The Iranian government has exploited this misperception before. Many Western leftists and liberals are so disgusted by the US government and Western “imperialism” that they end up supporting and admiring brutal dictatorships and regional imperialists whom the US considers beyond the pale. At home and abroad, the Iran government’s cultural, political and academic advocates smear dissenters as proxy agents of a US-led Western regime change project.
This all leaves the Iranian opposition with precious few allies abroad. In their efforts to keep the deal alive, the US’s erstwhile partners will have to compromise with Tehran – and high up the list of likely concessions is for the EU countries in particular to overlook the government’s human rights violations even more than they already do.
All the while, the hostile relationship between Iran and the US looks more and more warlike. A similar situation arose in the hotheaded 1980s; it led to the bloody suppression of Iranian dissidents, and saw full-on theocracy take root. Now as then the mere spectre of war will help the Tehran government keep much of Iran’s civil society in line, and it sets the stage for a brutal crackdown on any opposition.

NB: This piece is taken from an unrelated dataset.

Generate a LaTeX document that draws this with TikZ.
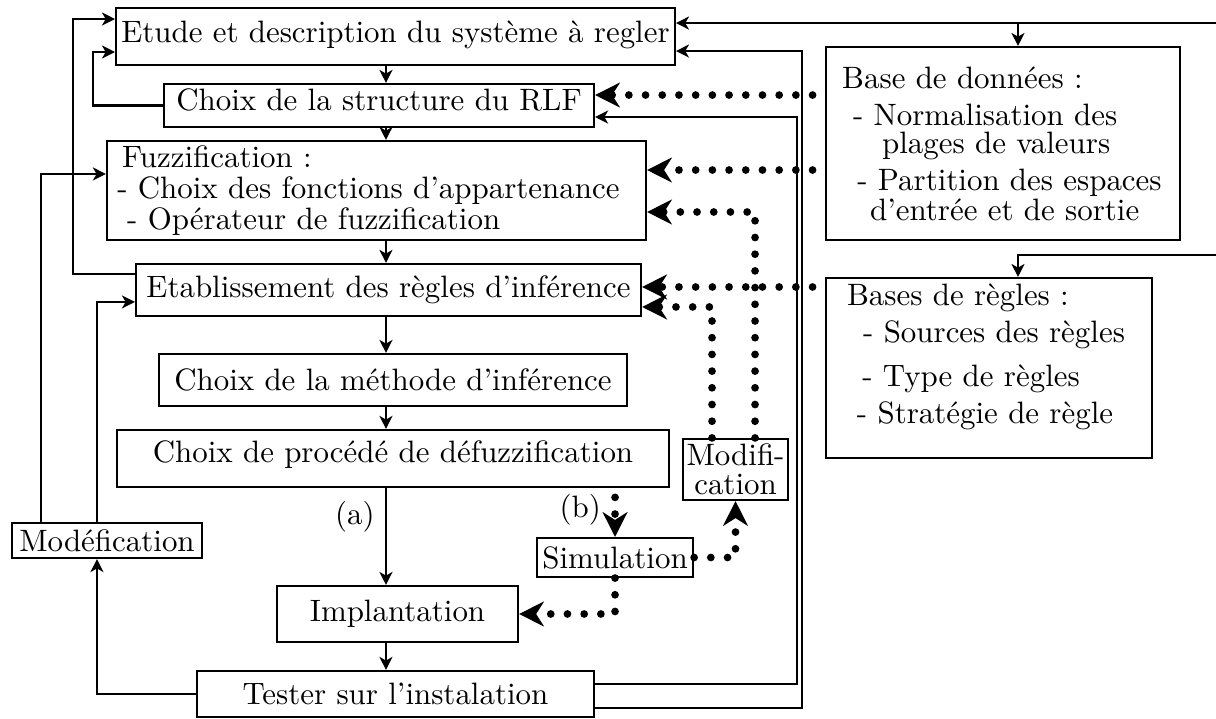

So far, many Iranians angry with the regime seem undeterred. In the days after Trump withdrew from the deal, teachers protested in seven cities for free education and an end to discrimination. But while Iran is now hearing some of the loudest calls for regime change since 1979, recent events will surely muffle them. And so long as the rest of the world’s views on Iran are so intensely polarised, Iran’s activists will struggle to make themselves heard.